Parallel decision-making responsibility occurs when one parent is responsible for some major decisions, for example, health and religion, and the other parent is responsible for other decisions, for example, education and extra-curricular activities.

A party needs to carefully assess which method is appropriate in their circumstances in light of the child[ren]’s best interest. For example, as stated above, if the parties are able to communicate and cooperate well with each other, joint decision-making responsibility may be a feasible option. On the other hand, if there is a power imbalance or poor communication, then perhaps sole or Parallel decision-making responsibility may be a better option.

If the parents are unable to agree on a decision, they may need to seek the assistance of a mediator or, in extreme cases, attend court to resolve the issue. In court, the judge will consider the best interests of the child[ren] when determining the issue of decision-making responsibility.

Best Interest of the Child 

In Ontario, the best interest of the child[ren] is the guiding principle in family law cases that involve child[ren]. The law recognizes that the well-being of the child[ren] is of utmost importance and that all decisions must be made with the child[ren]’s best interests in mind.

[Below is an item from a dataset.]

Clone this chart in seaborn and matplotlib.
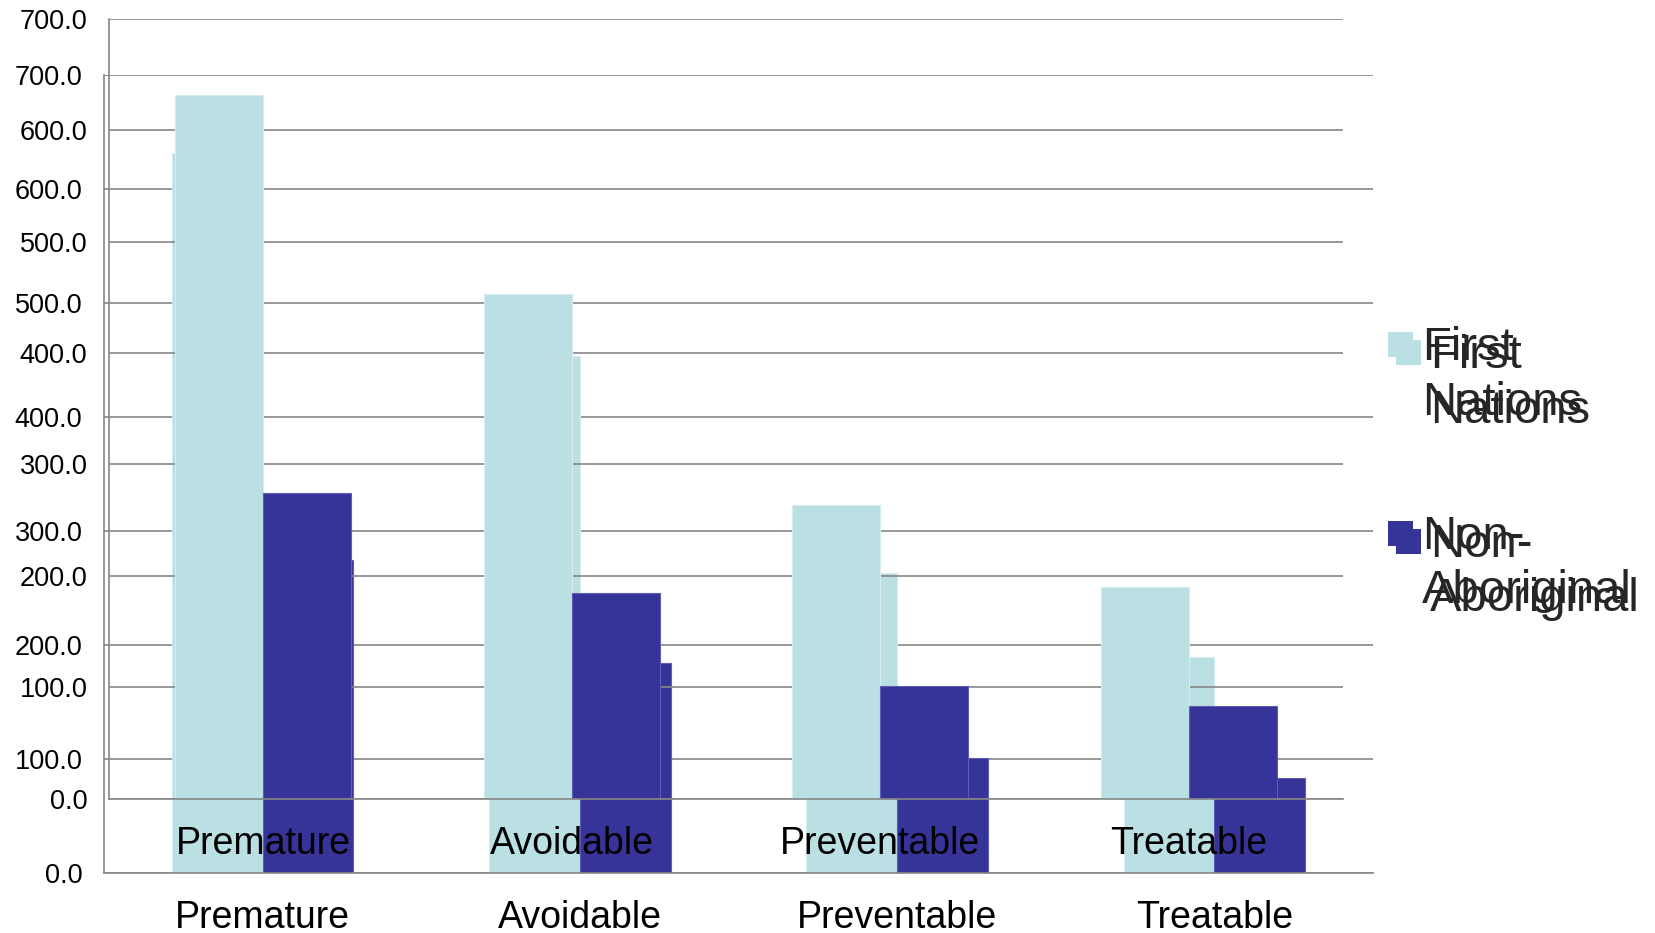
import matplotlib
matplotlib.use("Agg")
import matplotlib.pyplot as plt
import seaborn as sns
import pandas as pd
from matplotlib.patches import Patch, Rectangle
from matplotlib.legend_handler import HandlerPatch
from matplotlib.ticker import FormatStrFormatter

# Mortality rates per 100,000 by cause group
categories = ["Premature", "Avoidable", "Preventable", "Treatable"]
groups = ["First Nations", "Non-Aboriginal"]
first_nations = [631.4, 453.3, 263.2, 190.1]
non_aboriginal = [274.7, 184.4, 101.0, 83.4]
legend_labels = ["First\nNations", "Non-\nAboriginal"]
y_ticks = [0, 100, 200, 300, 400, 500, 600, 700]

colors = ["#BAE0E3", "#363399"]
edge_colors = ["#D6ECEE", "#5F5DB3"]
gray = "#868686"

sns.set_theme(style="white")
plt.rcParams["font.family"] = ["Liberation Sans", "DejaVu Sans"]

df = pd.DataFrame({
    "Category": categories * 2,
    "Group": [groups[0]] * len(categories) + [groups[1]] * len(categories),
    "Rate": first_nations + non_aboriginal,
})

fig = plt.figure(figsize=(16.56, 9.33), dpi=100)
W, H = 1656.0, 933.0

LEGEND_FS = 34
LINE_SPACING = 1.31


class FirstLineSquare(HandlerPatch):
    """Square legend key aligned with the first line of a wrapped label."""

    def __init__(self, shift):
        super().__init__()
        self.shift = shift

    def create_artists(self, legend, orig_handle, xdescent, ydescent,
                       width, height, fontsize, trans):
        size = width
        y0 = -ydescent + height / 2 - size / 2 + self.shift
        sq = Rectangle((-xdescent, y0), size, size,
                       facecolor=orig_handle.get_facecolor(),
                       edgecolor="none", transform=trans)
        return [sq]


def draw_panel(left, top, right, bottom, legend_xy, z):
    ax = fig.add_axes([left / W, 1 - bottom / H, (right - left) / W, (bottom - top) / H], zorder=z)
    ax.set_facecolor("none")
    sns.barplot(data=df, x="Category", y="Rate", hue="Group", order=categories,
                hue_order=groups, palette=colors, width=2 / 3.5, saturation=1,
                legend=False, ax=ax, linewidth=0)
    for i, cont in enumerate(ax.containers):
        for bar in cont:
            bar.set_edgecolor(edge_colors[i])
            bar.set_linewidth(0.8)
    ax.set_xlim(-0.5, 3.5)
    ax.set_ylim(0, 700)
    ax.set_axisbelow(True)
    ax.yaxis.grid(True, color=gray, lw=1.2)
    ax.xaxis.grid(False)
    ax.set_yticks(y_ticks)
    ax.yaxis.set_major_formatter(FormatStrFormatter("%.1f"))
    ax.tick_params(axis="y", direction="out", length=6, width=1.2, color=gray,
                   labelsize=19.5, pad=9.5, labelcolor="black")
    ax.set_xticks(range(len(categories)))
    ax.set_xticklabels(categories)
    ax.set_xticks([i - 0.5 for i in range(len(categories) + 1)], minor=True)
    ax.tick_params(axis="x", which="major", length=0, labelsize=27, pad=19.5, labelcolor="black")
    ax.tick_params(axis="x", which="minor", direction="out", length=8, width=1.2, color=gray)
    for s in ["top", "right"]:
        ax.spines[s].set_visible(False)
    for s in ["left", "bottom"]:
        ax.spines[s].set_color(gray)
        ax.spines[s].set_linewidth(1.2)
    ax.set_xlabel("")
    ax.set_ylabel("")

    handles = [Patch(facecolor=c, edgecolor="none") for c in colors]
    shift = 0.5 * LINE_SPACING * LEGEND_FS / 1.2 + 3.6
    leg = fig.legend(handles, legend_labels, loc="upper left",
                     bbox_to_anchor=(legend_xy[0] / W, 1 - legend_xy[1] / H),
                     frameon=False, fontsize=LEGEND_FS, handlelength=0.53,
                     handleheight=0.6, handletextpad=0.19, labelspacing=1.91,
                     borderpad=0, borderaxespad=0,
                     handler_map={Patch: FirstLineSquare(shift)})
    for t in leg.get_texts():
        t.set_linespacing(LINE_SPACING)
    return ax


draw_panel(104, 75, 1373, 873.3, (1396, 334), 1)
draw_panel(109, 18.7, 1343, 798.7, (1388, 326), 2)

fig.savefig("out.png", dpi=100)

When making decisions about children in family law cases, the court will consider several factors to determine what is in the child’s best interest. Some of the factors that the court may consider include:

1. The child’s needs, given their age and stage of development;
2. The nature and strength of the child’s relationship with each parent, sibling, grandparents, and any other person who plays an important role in the child’s life;
3. Parent’s willingness to support the development and maintenance of the child’s relationship with the other parent;
4. History of care of the child;
5. The child’s views and preferences;
6. The child’s cultural, linguistic, religious, and spiritual upbringing and heritage, including Indigenous upbringing and heritage;
7. Any plans for the child’s care;
8. The ability and willingness of each person in respect of whom the order would apply to care for and meet the needs of the child;
9. The ability and willingness of each person in respect of whom the order would apply to communicate and cooperate, in particular with one another, on matters affecting the child;
10. Any family violence and its impact on, among other things,

  • The ability and willingness of any person who engaged in family violence to care for and meet the needs of the child; and
  • the appropriateness of making an order that would require persons in respect of whom the order would apply to cooperate on issues affecting the child; and

11. any civil or criminal proceeding, order, condition, or measure relevant to the child’s safety, security, and well-being.

In addition to these factors, the court may consider any other relevant factors that could affect the child’s well-being.

It’s important to note that the child’s best interest is not just a consideration in court cases. Parents who are making decisions about their child[ren] outside of court should also consider the best interest of the child[ren]. This can include decisions about where the child[ren] will live, how the child[ren] will be raised, and how the child[ren] will be educated.

Ultimately, the best interest of the child[ren] is about ensuring that the child[ren]’s needs are met and that the child[ren] can thrive. By putting the child[ren]’s needs first, parents can work together to create a safe and nurturing environment for their child[ren], even in the midst of a family law dispute.